The exercise:
Restate each line of the listing exactly, without carrying over any pictures.

Data section:
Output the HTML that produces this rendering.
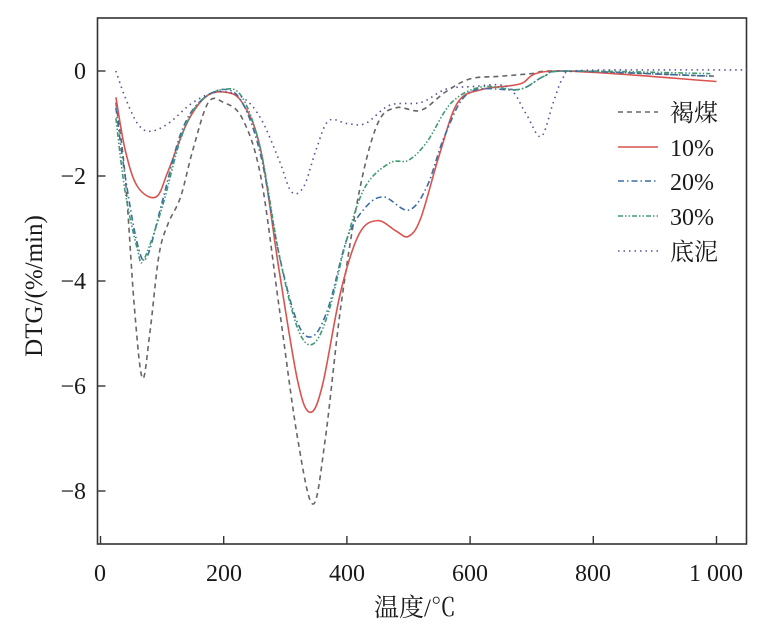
<!DOCTYPE html>
<html><head><meta charset="utf-8"><style>
body{margin:0;background:#fff}
svg text{font-family:"Liberation Serif","Noto Serif CJK SC","Noto Sans CJK SC",serif;fill:#1a1a1a}
</style></head><body>
<svg id="s" width="769" height="632" xmlns="http://www.w3.org/2000/svg">
<rect x="97.5" y="18" width="649" height="526" fill="none" stroke="#333" stroke-width="1.6"/>
<g id="ticks" stroke="#333" stroke-width="1.4"></g>
<g id="curves" fill="none" stroke-width="1.6" stroke-linejoin="round"></g>
<g font-size="24">
<text x="100" y="581" text-anchor="middle">0</text>
<text x="224" y="581" text-anchor="middle">200</text>
<text x="347" y="581" text-anchor="middle">400</text>
<text x="470" y="581" text-anchor="middle">600</text>
<text x="593" y="581" text-anchor="middle">800</text>
<text x="716" y="581" text-anchor="middle">1 000</text>
<text x="86" y="79" text-anchor="end">0</text>
<text x="86" y="184" text-anchor="end">−2</text>
<text x="86" y="289" text-anchor="end">−4</text>
<text x="86" y="394" text-anchor="end">−6</text>
<text x="86" y="499" text-anchor="end">−8</text>
<text x="415" y="616" text-anchor="middle" font-size="25">温度/℃</text>
<text transform="translate(42,286) rotate(-90)" text-anchor="middle" font-size="25">DTG/(%/min)</text>
<text x="670" y="121">褐煤</text>
<text x="670" y="156">10%</text>
<text x="670" y="190">20%</text>
<text x="670" y="225">30%</text>
<text x="670" y="260">底泥</text>
</g>
<g stroke-width="1.6">
<line x1="618" y1="112" x2="658" y2="112" stroke="#666" stroke-dasharray="5,4"/>
<line x1="618" y1="147" x2="658" y2="147" stroke="#d9534f"/>
<line x1="618" y1="181" x2="658" y2="181" stroke="#3a6ea5" stroke-dasharray="6,3,1.5,3"/>
<line x1="618" y1="216" x2="658" y2="216" stroke="#3f9a70" stroke-dasharray="5,2,1.5,2,1.5,2"/>
<line x1="618" y1="251" x2="658" y2="251" stroke="#5a4f9a" stroke-dasharray="1.5,4"/>
</g>
</svg>
<script>
const X=t=>100.5+t*0.616,Y=d=>71-d*52.5;
const tk=document.getElementById('ticks');let h='';
[0,200,400,600,800,1000].forEach(t=>{h+=`<line x1="${X(t)}" y1="544" x2="${X(t)}" y2="536"/>`});
[0,-2,-4,-6,-8].forEach(d=>{h+=`<line x1="97.5" y1="${Y(d)}" x2="105.5" y2="${Y(d)}"/>`});
tk.innerHTML=h;
const S=[
["#666","5,4",[[25,-0.6],[40,-2],[55,-4.5],[68,-5.85],[80,-5],[95,-3.5],[110,-2.9],[130,-2.4],[150,-1.5],[175,-0.6],[200,-0.6],[230,-0.9],[260,-2],[290,-4.5],[320,-7],[345,-8.25],[365,-7],[390,-4.5],[420,-2.3],[450,-1],[480,-0.7],[520,-0.75],[560,-0.4],[600,-0.15],[650,-0.1],[700,-0.05],[750,0],[1000,-0.1]]],
["#d9534f","",[[25,-0.5],[40,-1.5],[60,-2.2],[90,-2.4],[110,-1.9],[140,-1.0],[170,-0.5],[200,-0.4],[230,-0.6],[260,-1.5],[290,-3.8],[320,-5.9],[340,-6.5],[360,-6.0],[390,-4.2],[420,-3.1],[450,-2.85],[480,-3.05],[500,-3.15],[520,-2.8],[550,-1.6],[580,-0.6],[620,-0.35],[680,-0.25],[740,0],[1000,-0.2]]],
["#3a6ea5","6,3,1.5,3",[[25,-0.7],[40,-2],[60,-3.3],[75,-3.55],[100,-2.5],[130,-1.2],[160,-0.6],[200,-0.35],[230,-0.6],[260,-1.6],[290,-3.5],[320,-4.8],[345,-5.05],[370,-4.5],[400,-3.2],[430,-2.6],[460,-2.4],[500,-2.65],[530,-2.2],[560,-1.2],[600,-0.4],[680,-0.35],[720,-0.1],[760,0],[990,-0.1]]],
["#3f9a70","5,2,1.5,2,1.5,2",[[25,-0.9],[40,-2.3],[60,-3.4],[70,-3.6],[100,-2.6],[130,-1.3],[160,-0.6],[200,-0.35],[230,-0.5],[260,-1.5],[290,-3.5],[320,-4.9],[345,-5.2],[370,-4.6],[400,-3.2],[430,-2.2],[470,-1.75],[500,-1.7],[530,-1.35],[570,-0.6],[620,-0.3],[680,-0.35],[720,-0.1],[760,0],[990,-0.05]]],
["#5a4f9a","1.5,4",[[25,0],[40,-0.5],[60,-1.0],[80,-1.15],[110,-1.0],[150,-0.6],[190,-0.4],[230,-0.5],[260,-0.9],[290,-1.7],[310,-2.3],[330,-2.2],[350,-1.5],[370,-0.95],[400,-1],[430,-1],[470,-0.65],[520,-0.6],[560,-0.35],[600,-0.3],[660,-0.3],[690,-0.8],[715,-1.25],[735,-0.6],[750,-0.15],[770,0],[900,0.02],[1050,0.02]]]
];
let c='';
S.forEach(([col,da,p])=>{
 const q=p.map(([t,d])=>[X(t),Y(d)]);
 let d=`M${q[0][0]},${q[0][1]}`;
 for(let i=0;i<q.length-1;i++){
  const p0=q[i-1]||q[i],p1=q[i],p2=q[i+1],p3=q[i+2]||p2;
  d+=`C${p1[0]+(p2[0]-p0[0])/6},${p1[1]+(p2[1]-p0[1])/6} ${p2[0]-(p3[0]-p1[0])/6},${p2[1]-(p3[1]-p1[1])/6} ${p2[0]},${p2[1]}`;
 }
 c+=`<path d="${d}" stroke="${col}" ${da?`stroke-dasharray="${da}"`:''}/>`;
});
document.getElementById('curves').innerHTML=c;
</script>
</body></html>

Response below:
Output the HTML that produces this rendering.
<!DOCTYPE html>
<html><head><meta charset="utf-8"><style>
body{margin:0;background:#fff}
svg text{font-family:"Liberation Serif","Noto Serif CJK SC","Noto Sans CJK SC",serif;fill:#1a1a1a}
</style></head><body>
<svg id="s" width="769" height="632" xmlns="http://www.w3.org/2000/svg">
<rect x="97.5" y="18" width="649" height="526" fill="none" stroke="#333" stroke-width="1.6"/>
<g id="ticks" stroke="#333" stroke-width="1.4"></g>
<g id="curves" fill="none" stroke-width="1.6" stroke-linejoin="round"></g>
<g font-size="24">
<text x="100" y="581" text-anchor="middle">0</text>
<text x="224" y="581" text-anchor="middle">200</text>
<text x="347" y="581" text-anchor="middle">400</text>
<text x="470" y="581" text-anchor="middle">600</text>
<text x="593" y="581" text-anchor="middle">800</text>
<text x="716" y="581" text-anchor="middle">1 000</text>
<text x="86" y="79" text-anchor="end">0</text>
<text x="86" y="184" text-anchor="end">−2</text>
<text x="86" y="289" text-anchor="end">−4</text>
<text x="86" y="394" text-anchor="end">−6</text>
<text x="86" y="499" text-anchor="end">−8</text>
<text x="415" y="616" text-anchor="middle" font-size="25">温度/℃</text>
<text transform="translate(42,286) rotate(-90)" text-anchor="middle" font-size="25">DTG/(%/min)</text>
<text x="670" y="121">褐煤</text>
<text x="670" y="156">10%</text>
<text x="670" y="190">20%</text>
<text x="670" y="225">30%</text>
<text x="670" y="260">底泥</text>
</g>
<g stroke-width="1.6">
<line x1="618" y1="112" x2="658" y2="112" stroke="#666" stroke-dasharray="5,4"/>
<line x1="618" y1="147" x2="658" y2="147" stroke="#d9534f"/>
<line x1="618" y1="181" x2="658" y2="181" stroke="#3a6ea5" stroke-dasharray="6,3,1.5,3"/>
<line x1="618" y1="216" x2="658" y2="216" stroke="#3f9a70" stroke-dasharray="5,2,1.5,2,1.5,2"/>
<line x1="618" y1="251" x2="658" y2="251" stroke="#5a4f9a" stroke-dasharray="1.5,4"/>
</g>
</svg>
<script>
const X=t=>100.5+t*0.616,Y=d=>71-d*52.5;
const tk=document.getElementById('ticks');let h='';
[0,200,400,600,800,1000].forEach(t=>{h+=`<line x1="${X(t)}" y1="544" x2="${X(t)}" y2="536"/>`});
[0,-2,-4,-6,-8].forEach(d=>{h+=`<line x1="97.5" y1="${Y(d)}" x2="105.5" y2="${Y(d)}"/>`});
tk.innerHTML=h;
const S=[
["#666","5,4",[[25,-0.6],[40,-2],[55,-4.5],[68,-5.85],[80,-5],[95,-3.5],[110,-2.9],[130,-2.4],[150,-1.5],[175,-0.6],[200,-0.6],[230,-0.9],[260,-2],[290,-4.5],[320,-7],[345,-8.25],[365,-7],[390,-4.5],[420,-2.3],[450,-1],[480,-0.7],[520,-0.75],[560,-0.4],[600,-0.15],[650,-0.1],[700,-0.05],[750,0],[1000,-0.1]]],
["#d9534f","",[[25,-0.5],[40,-1.5],[60,-2.2],[90,-2.4],[110,-1.9],[140,-1.0],[170,-0.5],[200,-0.4],[230,-0.6],[260,-1.5],[290,-3.8],[320,-5.9],[340,-6.5],[360,-6.0],[390,-4.2],[420,-3.1],[450,-2.85],[480,-3.05],[500,-3.15],[520,-2.8],[550,-1.6],[580,-0.6],[620,-0.35],[680,-0.25],[740,0],[1000,-0.2]]],
["#3a6ea5","6,3,1.5,3",[[25,-0.7],[40,-2],[60,-3.3],[75,-3.55],[100,-2.5],[130,-1.2],[160,-0.6],[200,-0.35],[230,-0.6],[260,-1.6],[290,-3.5],[320,-4.8],[345,-5.05],[370,-4.5],[400,-3.2],[430,-2.6],[460,-2.4],[500,-2.65],[530,-2.2],[560,-1.2],[600,-0.4],[680,-0.35],[720,-0.1],[760,0],[990,-0.1]]],
["#3f9a70","5,2,1.5,2,1.5,2",[[25,-0.9],[40,-2.3],[60,-3.4],[70,-3.6],[100,-2.6],[130,-1.3],[160,-0.6],[200,-0.35],[230,-0.5],[260,-1.5],[290,-3.5],[320,-4.9],[345,-5.2],[370,-4.6],[400,-3.2],[430,-2.2],[470,-1.75],[500,-1.7],[530,-1.35],[570,-0.6],[620,-0.3],[680,-0.35],[720,-0.1],[760,0],[990,-0.05]]],
["#5a4f9a","1.5,4",[[25,0],[40,-0.5],[60,-1.0],[80,-1.15],[110,-1.0],[150,-0.6],[190,-0.4],[230,-0.5],[260,-0.9],[290,-1.7],[310,-2.3],[330,-2.2],[350,-1.5],[370,-0.95],[400,-1],[430,-1],[470,-0.65],[520,-0.6],[560,-0.35],[600,-0.3],[660,-0.3],[690,-0.8],[715,-1.25],[735,-0.6],[750,-0.15],[770,0],[900,0.02],[1050,0.02]]]
];
let c='';
S.forEach(([col,da,p])=>{
 const q=p.map(([t,d])=>[X(t),Y(d)]);
 let d=`M${q[0][0]},${q[0][1]}`;
 for(let i=0;i<q.length-1;i++){
  const p0=q[i-1]||q[i],p1=q[i],p2=q[i+1],p3=q[i+2]||p2;
  d+=`C${p1[0]+(p2[0]-p0[0])/6},${p1[1]+(p2[1]-p0[1])/6} ${p2[0]-(p3[0]-p1[0])/6},${p2[1]-(p3[1]-p1[1])/6} ${p2[0]},${p2[1]}`;
 }
 c+=`<path d="${d}" stroke="${col}" ${da?`stroke-dasharray="${da}"`:''}/>`;
});
document.getElementById('curves').innerHTML=c;
</script>
</body></html>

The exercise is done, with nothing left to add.